Census' $2B+ IT toolkit starts to take shape
With preparations for a dress rehearsal set to begin in August, the Census Bureau is rounding out the contracted services for its 2020 count.
With preparations for the dress rehearsal set to begin in August, the Census Bureau is rounding out its multi-billion-dollar IT toolkit to conduct its 2020 count.
The five contracts that Census has awarded since July 2016, which cover various technological needs for an enumeration the agency hopes will be both smoother and $5 billion cheaper than the 2010 count, exceed $2.1 billion in total.
Census plans to pilot the various contracted services in the 2018 end-to-end test to make sure they’re ready for the main event in 2020.
Most recently, the bureau awarded its decennial device-as-a-service contract to CDW-G, which will cover all mobile devices and services for the 2018 end-to-end test as well as the 2020 field operations.
That single contract, which won out over the “bring your own device” strategy, is worth $283,492,962 over its lifetime, according to a Census spokesperson. The bureau had originally projected that 300,000 enumerators would be conducting the tally on mobile devices, but that number is now expected to grow.
Providing the devices “is sort of the easiest job but depends the most on the other contracts ... over which they have no control,” said one outside observer of the process. “It’s relatively easy for the contractor to buy the [mobile device] and hand it out to people ... but unless you have these other systems to put onto it and equip it to do all the telecommunication links ... it’s just a big bulk purchase of phones.”
The Census’s biggest IT contract awarded to date went to T-Rex Corporation, a technology provider and consulting company that has worked on past decennials, as well as census operations in Canada and the United Kingdom.

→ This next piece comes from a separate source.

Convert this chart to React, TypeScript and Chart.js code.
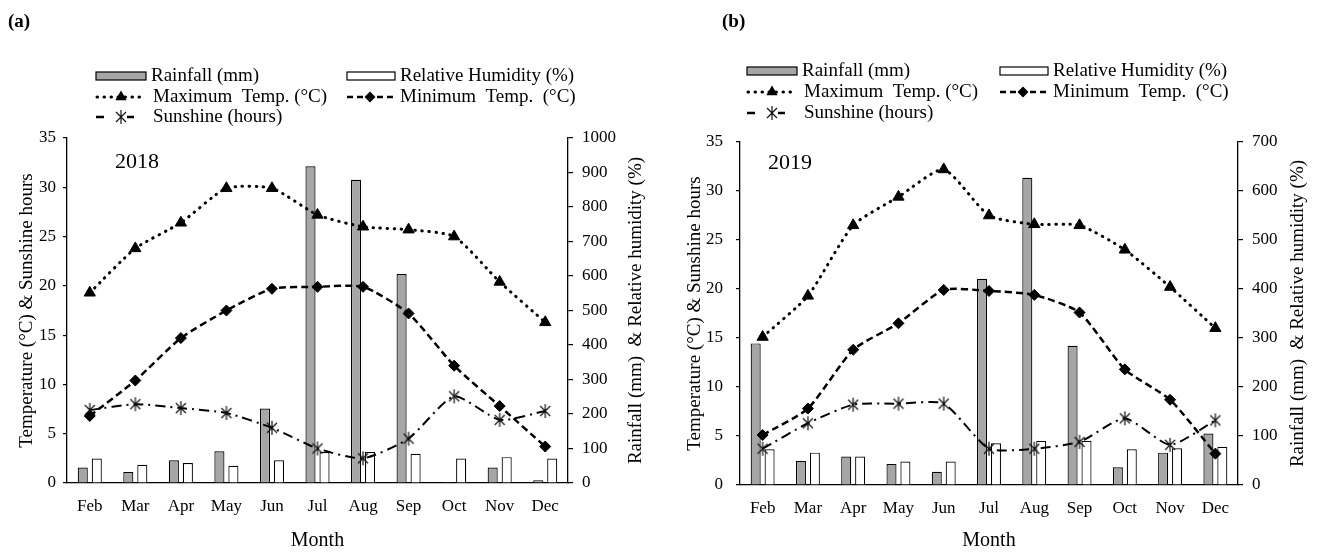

That contract, worth about $890 million, charges T-Rex with integrating more than 50 IT systems for Census. T-Rex will also support all design and architecture engineering activities, including infrastructure, disaster recovery and data center capabilities.
The single-award Census Questionnaire Assistance deal, won by General Dynamics Information Technology at roughly a $430 million price tag, covers support of the program’s contact center systems and operations support.
The CQA provides multi-language telephone and web-based assistance to help respondents with specific items on the census forms. Additionally, per the contract, GD-IT will hire and onboard new employees, provide equipment and facilities and integrate the technologies.
The bureau also awarded the $415 million Integrated Communicated contract to the marketing firm Young and Rubicam to design an awareness program that will promote self-response to limit in-person follow-ups by enumerators.
Lastly, Census awarded its Schedule A Human Resources Payroll Systems contract, worth about $130 million, to CSRA, which will provide recruiting, hiring, onboarding and payroll capabilities to the field staff.
Before year’s end, Census plans to award two more contracts -- one for the fingerprinting and badging operations, and the other for IT equipment, services and support for regional Census offices -- in order to incorporate those into the 2018 end-to-end test and make sure they’re functioning smoothly before deploying them for the 2020 count.
Associate Director for Decennial Census Programs Lisa Blumerman estimated these will be awarded in fall or winter.
Budget uncertainty and insufficient funding have repeatedly been sticking points -- and causes for cancelled tests and programs -- in the lead-up to the decennial. Most recently, Census pared down its critical 2018 dress rehearsal from three test sites to just one to match President Donald Trump’s fiscal year 2018 budget proposal of $1.524 billion for the bureau. Phil Sparks, co-director of the watchdog group Census Project, called that amount “totally inadequate.”
The House Appropriations Committee recently voted on a spending bill that proposed $1.507 billion for Census. In a report accompanying the bill, the committee urged the bureau “to reconsider its proposal to cancel two of the three” 2018 test sites.